On June 30, the worker was called into a meeting with her manager and the company’s human resources manager. The worker disagreed that a client meeting had been scheduled because she knew the manager had scheduled a meeting herself. The worker said that she would reach out to the client to “smooth things over.”
The manager mentioned that some Gisborne technicians had reported concerns with the worker’s communication style, so the worker said that she would work harder at positive communication. They all agreed that the worker would attend service meetings with the technicians to help build relationships with them.
The worker raised concerns about her training and workload, her manager agreed to meet weekly to develop their communication and work relationship. They also asked to change her hours of work.
Worker questioned manager’s version of events
After the meeting, the HR manager emailed the worker and her manager with a summary of their discussion. On July 4, the worker replied directly to the HR manager, clarifying that her manager had not spoken to her after the dropped phone call and the manager had chosen to accept the client’s version of events “without doing due diligence” to get the worker’s side.
The worker added that there was a “complete lack of timeliness” with the manager in discussing it with her and the manager’s claim that the client had complained about her was “at best, a deliberate misdirection.” The worker also said that it was “patently unfair and borderline untrue” to imply that problems with the client were because of her. She reiterated that she was willing to comply with the manager’s direction to attend service meetings.
The worker had been aware of a meeting between the manager and the client to discuss challenges, but she didn’t know that the client had asked for another meeting to discuss the worker’s communication.
The worker concluded the email by saying that her expectation was that everyone “will be held to the same standard, and that the courtesy, honesty, and accountability that I extend will be reciprocated.”
The HR manager shared the email with the worker’s manager, who was upset and offended. The manager considered the email “borderline insubordinate.”
The next day, July 5, the worker apologized to the client’s representative emailed her manager and the HR manager to say that they had “resolved our differences and are both committed to working together cordially.”
Termination without cause
However, on July 7, Gisborne terminated the worker’s employment and paid her two weeks’ pay in lieu of notice. The HR manager offered her an additional week’s pay instead of terminating her for cause because the worker’s husband was a senior manager with the company.
The worker sued for wrongful dismissal, seeking damages for the balance of the fixed-term employment agreement. She also claimed punitive damages for the manner of dismissal and a baseless allegation of cause.
The court noted that Gisborne didn’t give any warning, reprimand, or discipline before the dismissal, even though the company had its own progressive discipline policy.

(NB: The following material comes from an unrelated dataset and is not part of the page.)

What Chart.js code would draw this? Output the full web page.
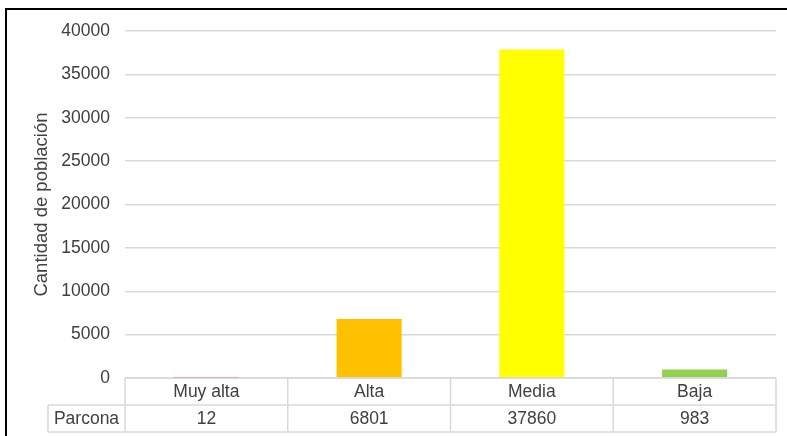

This suggested that the company’s response to the worker’s email was not proportionate, the court said.
The court found that the email was strongly worded, but it had a professional tone and was only sent to the HR manager. It didn’t undermine the authority of the worker’s manager and the worker expressed a willingness to follow her manager’s directions, said the court in finding that the email did not constitute egregious or insubordinate misconduct.
The court also found that the fixed-term employment contract did not authorize Gisborne to terminate the worker’s employment without cause. The company could have included a clause allowing early termination, but it didn’t – the completion bonus clause recognized that the worker’s employment could end on a date other than the end date of the fixed term, but the contract itself didn’t say that the company could terminate employment early without cause, the court said.
“Courts require extremely clear, valid, and enforceable language in order to allow the employer the benefit of terminating without cause, including before the conclusion of a fixed term,” says Hamata.
Progressive discipline
In addition, Gisborne was bound to follow progressive discipline without a way to terminate without cause, according to Hamata.
“The employer could have undertaken a more gradual process of performance management, but it really requires a lot of management by the employer,” he says. “There has to be feedback to the employee that their performance is not meeting the standard and an opportunity for the employee to improve, and then there can be a gradual ramping up of the intensity of that performance management over time that can eventually lead to a for-cause termination.”
“But a single incident - sending a strongly worded letter to the employer, but not insubordinate, those are facts that are going to be difficult to establish cause,” adds Hamata. “This single incident on its own wasn't sufficient to lead to what the court considered a breakdown of the employment relationship or make the employment relationship irreconcilable.”
The court said that there was uncertainty in the jurisprudence over whether an employee terminated from a fixed-term contract has a duty to mitigate, but in this case it didn’t matter, as Gisborne did not establish that the worker failed to mitigate. The worker was able to show that she applied for jobs and attended interviews, while Gisborne did not show that her efforts were insufficient and she would have found comparable employment had she tried harder, said the court, calling the employer’s onus to prove a failure to mitigate “a heavy one.”
The court determined that the worker was wrongfully dismissed. Gisborne was ordered to pay the worker damages for the balance of the fixed term contract - $81,100. The court declined to award punitive damages, finding that Gisborne’s conduct was not vindictive or reprehensible.
“The employer didn’t have cause in this case, but it had to allege that it had cause because it was stuck, because it had no way to end the employment before the end of the term,” says Hamata. “So it's not surprising to me that [Gisborne] maintained the allegations of cause, as they didn't really have another option because the contract was so limiting from the beginning – it painted them into a corner.”
The way Gisborne was stuck for the balance of the contract term is one reason why Hamata isn’t a fan of fixed-term employment agreements from the employer perspective.
“I just think it's so much simpler to have an indefinite-term employment agreement with employment standards minimums and just be prepared to give working notice, as the employer gets more certainty about the end date of the employment,” he says. “You can do all of the things that you want to do with a fixed-term employment agreement without the kind of risks that you see in this case.”